What if we removed tradition and grit from camp? Can you picture our campers and staff saying they’ve had enough of the things we’ve always done or refusing to take part in the sacraments of camp life? Can you see campers and staff giving in to every challenge or tough situation, never pushing through or taking risks? I suppose there could be a camp somewhere where these hypotheticals could be real, but it’s certainly not in the camp that Ann and I run. Our camp teaches and reinforces values that produce young people who understand, defend, and shape tradition while displaying grit that guides them through the twists and turns they will face in and out of camp. When we, as parents, consider whether camp is worth it for our kids or when young adults are deciding between a summer at camp or one spent elsewhere, we should weigh the values of tradition and grit (along with so many other important things at play.)

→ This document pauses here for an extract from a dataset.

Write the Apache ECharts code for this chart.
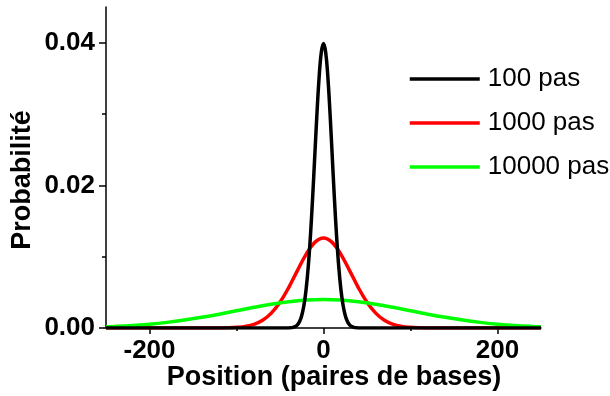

Tomorrow will be emotional, and while many of our campers will remain at camp for a fun intersession period and three more weeks of camp, we will welcome the feels of the First Session’s close. The fist bumps, hugs, and grateful, “thank you” comments will be seen and heard throughout the morning and they remind us how special camp can be. Appreciating all that we have accomplished, retelling some of the greatest moments, and sharing that with parents at home or on Visiting Day is another special tradition at Chestnut Lake Camp.
This epitomizes the “why” behind us feeling so strongly about our children being given the experience of sleepover camp. What they gain in the 4 or more weeks there is unparalleled to anything they could ever get back home.
I am so excited to see my girl tomorrow, but am in tears because I don’t want it to be over for her! Countdown to summer 2025 begins tomorrow!
Great tribute to camp and what a child and staff get out of it!